Mugabe: 'MDC would never rule'

Updated 13.06 Sat Jun 14 2008

President Robert Mugabe has vowed that the opposition Movement for Democratic Change (MDC) would never rule Zimbabwe.

In a speech at the burial of a former army general, he said: "We shall never, never accept anything that smells of ... the MDC. These pathetic puppets taking over this country? Let's see. That is not going to happen.

Mugabe and MDC leader Morgan Tsvangirai will go head-to-head in a run-off election on June 27

"We are prepared to fight for it (Zimbabwe) if we lose it in the same way that our forefathers lost it," he said, referring to British colonial rule.

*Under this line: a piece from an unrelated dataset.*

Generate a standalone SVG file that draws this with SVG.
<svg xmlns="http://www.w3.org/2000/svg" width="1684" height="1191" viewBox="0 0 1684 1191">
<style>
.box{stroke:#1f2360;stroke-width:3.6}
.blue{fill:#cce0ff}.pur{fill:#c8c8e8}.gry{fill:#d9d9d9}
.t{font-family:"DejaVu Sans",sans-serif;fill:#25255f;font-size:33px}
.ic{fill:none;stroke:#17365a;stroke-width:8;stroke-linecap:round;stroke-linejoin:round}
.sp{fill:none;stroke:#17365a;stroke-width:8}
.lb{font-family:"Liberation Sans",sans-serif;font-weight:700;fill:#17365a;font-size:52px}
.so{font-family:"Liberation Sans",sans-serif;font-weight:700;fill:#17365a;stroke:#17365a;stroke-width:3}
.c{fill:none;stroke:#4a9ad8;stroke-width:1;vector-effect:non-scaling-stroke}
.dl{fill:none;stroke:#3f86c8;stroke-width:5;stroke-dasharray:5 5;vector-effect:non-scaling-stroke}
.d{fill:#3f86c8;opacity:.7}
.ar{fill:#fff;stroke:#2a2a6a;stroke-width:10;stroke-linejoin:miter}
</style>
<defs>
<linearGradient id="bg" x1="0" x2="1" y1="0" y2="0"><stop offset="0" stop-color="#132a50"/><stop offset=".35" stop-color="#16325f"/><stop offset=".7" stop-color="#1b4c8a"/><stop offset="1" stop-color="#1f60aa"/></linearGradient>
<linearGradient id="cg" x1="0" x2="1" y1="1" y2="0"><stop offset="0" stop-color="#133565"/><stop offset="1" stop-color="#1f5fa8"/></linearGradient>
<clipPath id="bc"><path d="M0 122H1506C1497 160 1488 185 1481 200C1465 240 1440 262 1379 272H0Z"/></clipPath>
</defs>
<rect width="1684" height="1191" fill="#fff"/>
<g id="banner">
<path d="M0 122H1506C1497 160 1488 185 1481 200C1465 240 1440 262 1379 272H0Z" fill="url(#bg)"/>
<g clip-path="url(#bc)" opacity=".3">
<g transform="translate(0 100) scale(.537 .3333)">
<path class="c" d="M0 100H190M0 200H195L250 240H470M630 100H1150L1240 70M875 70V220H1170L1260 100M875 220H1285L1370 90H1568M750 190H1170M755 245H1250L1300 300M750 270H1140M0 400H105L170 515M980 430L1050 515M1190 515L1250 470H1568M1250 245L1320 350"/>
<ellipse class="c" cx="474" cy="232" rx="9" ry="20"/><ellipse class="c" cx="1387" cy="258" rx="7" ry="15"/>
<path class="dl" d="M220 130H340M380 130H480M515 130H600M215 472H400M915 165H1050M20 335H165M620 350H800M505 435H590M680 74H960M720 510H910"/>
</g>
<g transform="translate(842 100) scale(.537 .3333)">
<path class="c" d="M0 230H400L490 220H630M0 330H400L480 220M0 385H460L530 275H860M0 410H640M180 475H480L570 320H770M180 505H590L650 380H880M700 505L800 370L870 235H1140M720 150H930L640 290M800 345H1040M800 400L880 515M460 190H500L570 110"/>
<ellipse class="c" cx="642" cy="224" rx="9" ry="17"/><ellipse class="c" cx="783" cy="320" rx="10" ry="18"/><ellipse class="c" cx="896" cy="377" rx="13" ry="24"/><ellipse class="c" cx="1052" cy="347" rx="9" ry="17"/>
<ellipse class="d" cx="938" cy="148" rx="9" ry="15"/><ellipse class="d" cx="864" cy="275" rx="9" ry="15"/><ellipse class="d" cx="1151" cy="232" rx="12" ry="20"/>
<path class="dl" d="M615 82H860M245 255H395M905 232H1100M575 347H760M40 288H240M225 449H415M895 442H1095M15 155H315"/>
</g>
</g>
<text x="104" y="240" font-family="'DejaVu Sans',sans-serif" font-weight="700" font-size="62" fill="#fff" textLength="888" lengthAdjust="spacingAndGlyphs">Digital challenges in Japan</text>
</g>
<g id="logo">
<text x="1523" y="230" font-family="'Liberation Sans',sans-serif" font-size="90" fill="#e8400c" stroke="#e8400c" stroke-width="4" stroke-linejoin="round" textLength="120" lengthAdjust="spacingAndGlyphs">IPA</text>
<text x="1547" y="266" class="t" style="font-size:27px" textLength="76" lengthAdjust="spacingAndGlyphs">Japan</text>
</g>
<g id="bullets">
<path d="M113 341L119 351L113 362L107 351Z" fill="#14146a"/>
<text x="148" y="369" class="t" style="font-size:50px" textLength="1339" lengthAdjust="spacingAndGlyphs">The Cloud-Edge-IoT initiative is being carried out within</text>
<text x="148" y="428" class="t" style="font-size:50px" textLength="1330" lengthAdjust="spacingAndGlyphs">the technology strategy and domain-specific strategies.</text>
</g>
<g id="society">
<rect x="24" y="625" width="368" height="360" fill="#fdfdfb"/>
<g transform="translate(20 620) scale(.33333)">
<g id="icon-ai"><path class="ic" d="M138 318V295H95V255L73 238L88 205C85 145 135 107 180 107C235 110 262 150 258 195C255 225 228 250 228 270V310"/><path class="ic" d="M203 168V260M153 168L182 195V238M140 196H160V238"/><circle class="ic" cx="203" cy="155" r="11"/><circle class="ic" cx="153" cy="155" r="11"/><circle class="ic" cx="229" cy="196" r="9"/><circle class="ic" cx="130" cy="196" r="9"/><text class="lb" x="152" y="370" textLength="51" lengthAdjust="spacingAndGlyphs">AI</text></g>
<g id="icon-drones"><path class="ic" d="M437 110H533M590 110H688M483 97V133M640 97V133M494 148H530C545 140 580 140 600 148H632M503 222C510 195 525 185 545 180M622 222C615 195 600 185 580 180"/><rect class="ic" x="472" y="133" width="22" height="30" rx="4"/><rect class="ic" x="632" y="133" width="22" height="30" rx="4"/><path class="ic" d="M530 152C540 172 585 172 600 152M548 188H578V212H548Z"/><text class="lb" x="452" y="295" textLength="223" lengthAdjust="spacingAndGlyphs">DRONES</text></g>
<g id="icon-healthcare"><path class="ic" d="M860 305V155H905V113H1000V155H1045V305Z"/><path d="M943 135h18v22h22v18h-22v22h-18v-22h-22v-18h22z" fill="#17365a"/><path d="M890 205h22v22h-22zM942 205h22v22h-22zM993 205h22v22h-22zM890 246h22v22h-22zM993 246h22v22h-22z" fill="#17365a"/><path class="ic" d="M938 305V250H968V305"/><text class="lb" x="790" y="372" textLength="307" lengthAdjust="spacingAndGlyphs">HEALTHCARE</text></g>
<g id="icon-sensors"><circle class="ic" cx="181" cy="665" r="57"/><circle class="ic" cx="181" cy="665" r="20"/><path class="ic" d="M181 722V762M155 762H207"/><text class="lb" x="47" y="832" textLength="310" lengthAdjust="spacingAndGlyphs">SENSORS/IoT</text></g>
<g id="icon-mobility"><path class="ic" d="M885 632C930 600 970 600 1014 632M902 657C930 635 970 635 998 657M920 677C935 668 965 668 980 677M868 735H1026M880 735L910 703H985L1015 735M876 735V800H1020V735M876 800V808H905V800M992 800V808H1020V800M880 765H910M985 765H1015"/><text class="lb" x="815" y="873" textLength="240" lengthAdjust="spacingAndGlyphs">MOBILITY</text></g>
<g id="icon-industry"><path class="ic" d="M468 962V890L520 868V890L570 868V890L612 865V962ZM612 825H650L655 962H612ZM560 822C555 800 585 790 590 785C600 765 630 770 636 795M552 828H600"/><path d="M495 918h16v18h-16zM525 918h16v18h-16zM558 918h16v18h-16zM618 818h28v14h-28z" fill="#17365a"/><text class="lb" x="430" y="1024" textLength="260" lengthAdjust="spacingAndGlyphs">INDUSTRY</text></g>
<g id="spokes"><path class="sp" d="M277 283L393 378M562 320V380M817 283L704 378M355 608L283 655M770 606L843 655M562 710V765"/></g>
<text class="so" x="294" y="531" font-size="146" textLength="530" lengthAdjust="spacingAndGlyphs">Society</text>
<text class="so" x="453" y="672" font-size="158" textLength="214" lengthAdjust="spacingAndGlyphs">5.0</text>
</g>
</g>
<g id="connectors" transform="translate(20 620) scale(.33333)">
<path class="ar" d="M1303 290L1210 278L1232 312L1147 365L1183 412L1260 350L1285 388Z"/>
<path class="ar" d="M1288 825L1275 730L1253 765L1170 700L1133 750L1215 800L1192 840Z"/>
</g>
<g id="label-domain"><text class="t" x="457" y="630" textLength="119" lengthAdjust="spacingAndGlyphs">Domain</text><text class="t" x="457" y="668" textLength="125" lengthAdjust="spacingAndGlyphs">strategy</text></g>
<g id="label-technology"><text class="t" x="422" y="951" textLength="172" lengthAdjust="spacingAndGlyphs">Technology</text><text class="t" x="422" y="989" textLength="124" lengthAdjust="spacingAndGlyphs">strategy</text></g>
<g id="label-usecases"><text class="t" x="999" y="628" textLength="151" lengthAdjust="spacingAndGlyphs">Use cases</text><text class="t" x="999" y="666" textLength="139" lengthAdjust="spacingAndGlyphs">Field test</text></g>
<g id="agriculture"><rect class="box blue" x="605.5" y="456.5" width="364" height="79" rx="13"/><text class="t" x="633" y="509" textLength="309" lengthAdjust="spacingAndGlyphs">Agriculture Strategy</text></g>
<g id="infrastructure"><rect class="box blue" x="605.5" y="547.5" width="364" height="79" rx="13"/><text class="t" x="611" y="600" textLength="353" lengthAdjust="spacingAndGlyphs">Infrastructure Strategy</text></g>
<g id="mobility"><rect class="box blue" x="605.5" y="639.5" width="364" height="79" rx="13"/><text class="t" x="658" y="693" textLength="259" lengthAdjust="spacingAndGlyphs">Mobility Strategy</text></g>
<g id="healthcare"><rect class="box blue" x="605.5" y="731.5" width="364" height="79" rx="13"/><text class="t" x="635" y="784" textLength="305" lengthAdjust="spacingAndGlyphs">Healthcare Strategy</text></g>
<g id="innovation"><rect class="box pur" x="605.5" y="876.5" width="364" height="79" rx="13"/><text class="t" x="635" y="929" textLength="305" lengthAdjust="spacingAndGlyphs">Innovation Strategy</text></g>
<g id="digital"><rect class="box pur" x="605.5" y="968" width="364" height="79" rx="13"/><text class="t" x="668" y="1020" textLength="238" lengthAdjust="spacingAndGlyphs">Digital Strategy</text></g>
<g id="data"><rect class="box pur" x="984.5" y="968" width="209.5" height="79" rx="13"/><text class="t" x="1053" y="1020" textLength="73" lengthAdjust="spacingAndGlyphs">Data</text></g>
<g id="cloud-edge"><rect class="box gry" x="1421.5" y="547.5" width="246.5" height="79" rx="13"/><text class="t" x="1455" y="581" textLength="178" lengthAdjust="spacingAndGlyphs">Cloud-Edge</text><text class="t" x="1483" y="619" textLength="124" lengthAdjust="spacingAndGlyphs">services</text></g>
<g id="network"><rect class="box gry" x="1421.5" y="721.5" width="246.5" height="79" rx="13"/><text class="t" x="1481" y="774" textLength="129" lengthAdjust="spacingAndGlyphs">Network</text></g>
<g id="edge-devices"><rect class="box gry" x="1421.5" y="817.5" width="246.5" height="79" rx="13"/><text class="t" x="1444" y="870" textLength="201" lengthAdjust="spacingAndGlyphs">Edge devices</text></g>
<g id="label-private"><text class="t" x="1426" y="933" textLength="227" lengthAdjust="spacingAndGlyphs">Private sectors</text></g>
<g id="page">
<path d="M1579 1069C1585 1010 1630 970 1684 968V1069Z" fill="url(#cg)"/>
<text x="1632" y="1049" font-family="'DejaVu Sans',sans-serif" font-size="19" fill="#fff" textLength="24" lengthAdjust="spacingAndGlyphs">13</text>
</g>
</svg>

Mugabe and MDC leader Morgan Tsvangirai will go head-to-head in a run-off election on June 27. Tsvangirai won a first ballot in March but without the necessary majority, while Mugabe's ZANU-PF lost control of parliament.

Mugabe, who has ruled Zimbabwe since independence from Britain in 1980, accused the former colonial power and the US of interfering in politics by sponsoring the MDC.

He said: "We have become the focus of the British and the Americans. The US has provided $70 million to the MDC for regime change ... and British Prime Minister Gordon Brown is interfering in our internal affairs."